Jasper Tudor, Dynasty Maker, by Terry Breverton
Although in general I am not the biggest fan of the Tudor family, the opportunity to read about one of the more obscure figures in history related to that family was too interesting to pass up, given my love for learning about obscure but important areas of history and scholarship in general. As this is the first book I have heard of to be a detailed biography of the battlefield leader of the armies of Lancaster that eventually became known as the Tudor armies that ended up winning the throne of England at Bosworth Field, and that fought on other, more obscure battlefields in both Wales and England. Jasper Tudor has an interesting claim to fame, including the rare and impressive feat of being a veteran of the entire 30 year conflict, fighting from start to finish on the same side, something few can claim. Since few people are likely to know anything about the man, except for his extremely famous last name, I thought it would be worthwhile at least to comment a bit briefly about the book I am reviewing on his life for the De Re Militari, in case others became familiar with his work.

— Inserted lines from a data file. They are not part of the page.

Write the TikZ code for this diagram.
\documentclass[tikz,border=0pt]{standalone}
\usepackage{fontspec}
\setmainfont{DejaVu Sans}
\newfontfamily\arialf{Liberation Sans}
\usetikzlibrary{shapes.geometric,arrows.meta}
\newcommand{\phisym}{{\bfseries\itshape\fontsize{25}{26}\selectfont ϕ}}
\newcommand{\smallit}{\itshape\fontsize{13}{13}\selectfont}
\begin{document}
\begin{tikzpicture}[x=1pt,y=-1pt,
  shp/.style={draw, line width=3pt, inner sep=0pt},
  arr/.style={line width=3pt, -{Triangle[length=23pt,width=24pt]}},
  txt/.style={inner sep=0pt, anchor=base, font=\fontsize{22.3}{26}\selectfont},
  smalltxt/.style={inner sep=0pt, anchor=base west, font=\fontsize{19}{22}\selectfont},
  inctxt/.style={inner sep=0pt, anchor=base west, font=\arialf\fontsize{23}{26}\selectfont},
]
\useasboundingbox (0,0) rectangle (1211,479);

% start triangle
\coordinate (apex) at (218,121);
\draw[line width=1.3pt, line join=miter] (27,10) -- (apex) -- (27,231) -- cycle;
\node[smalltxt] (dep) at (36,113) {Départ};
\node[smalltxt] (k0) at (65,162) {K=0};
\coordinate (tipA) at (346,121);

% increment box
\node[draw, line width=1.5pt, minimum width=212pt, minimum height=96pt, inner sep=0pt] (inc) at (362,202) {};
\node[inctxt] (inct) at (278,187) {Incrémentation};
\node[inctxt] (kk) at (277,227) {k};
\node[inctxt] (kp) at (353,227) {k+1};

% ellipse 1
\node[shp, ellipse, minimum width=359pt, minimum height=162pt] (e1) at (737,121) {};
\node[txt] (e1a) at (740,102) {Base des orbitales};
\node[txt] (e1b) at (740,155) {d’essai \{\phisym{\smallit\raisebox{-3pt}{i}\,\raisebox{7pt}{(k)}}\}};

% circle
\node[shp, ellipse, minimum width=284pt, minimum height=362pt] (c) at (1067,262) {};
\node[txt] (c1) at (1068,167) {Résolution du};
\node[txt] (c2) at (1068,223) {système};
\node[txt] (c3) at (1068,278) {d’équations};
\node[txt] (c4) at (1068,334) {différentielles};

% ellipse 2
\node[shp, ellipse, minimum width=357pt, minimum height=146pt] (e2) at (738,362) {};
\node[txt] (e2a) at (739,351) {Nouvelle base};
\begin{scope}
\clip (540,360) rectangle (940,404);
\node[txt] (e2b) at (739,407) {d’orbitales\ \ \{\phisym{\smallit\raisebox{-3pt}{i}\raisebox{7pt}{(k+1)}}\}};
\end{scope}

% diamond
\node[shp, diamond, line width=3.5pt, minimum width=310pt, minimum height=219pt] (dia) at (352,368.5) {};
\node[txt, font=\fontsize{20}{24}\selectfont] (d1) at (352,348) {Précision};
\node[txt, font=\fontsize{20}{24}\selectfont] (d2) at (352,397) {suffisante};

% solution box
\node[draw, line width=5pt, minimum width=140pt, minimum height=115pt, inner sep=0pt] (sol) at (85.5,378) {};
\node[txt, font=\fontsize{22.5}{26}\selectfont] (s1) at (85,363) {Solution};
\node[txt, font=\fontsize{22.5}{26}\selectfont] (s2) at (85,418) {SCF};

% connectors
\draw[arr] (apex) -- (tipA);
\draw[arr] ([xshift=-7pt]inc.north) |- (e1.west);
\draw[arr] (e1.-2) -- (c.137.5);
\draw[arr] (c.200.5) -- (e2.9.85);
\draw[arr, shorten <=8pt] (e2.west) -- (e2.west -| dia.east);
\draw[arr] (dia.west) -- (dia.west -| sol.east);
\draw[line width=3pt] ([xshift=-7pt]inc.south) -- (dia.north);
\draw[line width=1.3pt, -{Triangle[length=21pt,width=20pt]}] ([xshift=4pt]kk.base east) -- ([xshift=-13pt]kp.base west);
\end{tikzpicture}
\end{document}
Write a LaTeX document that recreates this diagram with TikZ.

In flipping through this work, it appears to have a mostly chronological approach that also manages to ask obvious questions, such as the reasons for the Wars of the Roses, an obvious question for a man whose life revolved around their course, for the most part. The book appears to discuss such issues as family unity, experiences in battle in 1460 and 1471, the experience of exile, finally, and appropriately, closing with a look at Jasper Tudor as elder statesman for his nephew, Henry VII. The book has all of what one would expect for a work dealing with that time, including family trees detailing the Tudor claim and the relationship of Jasper and other major figures of the time. I look forward to reading this book, to be sure. Although there is a lot that is intriguing about the disloyalty and dissension within England that took place during the Wars of the Roses, I hope this book manages to deal with the strange fact that the Tudor claim to the throne only held because the were simultaneously close to the throne in terms of having a connection to the Plantagenet line via a second marriage, but also benefited from not being too close to the incompetence of the main Lancaster base of support, with a king who was far better at being captured over and over again than actually reigning. In an age of great turmoil and conflict, this book looks like a good read.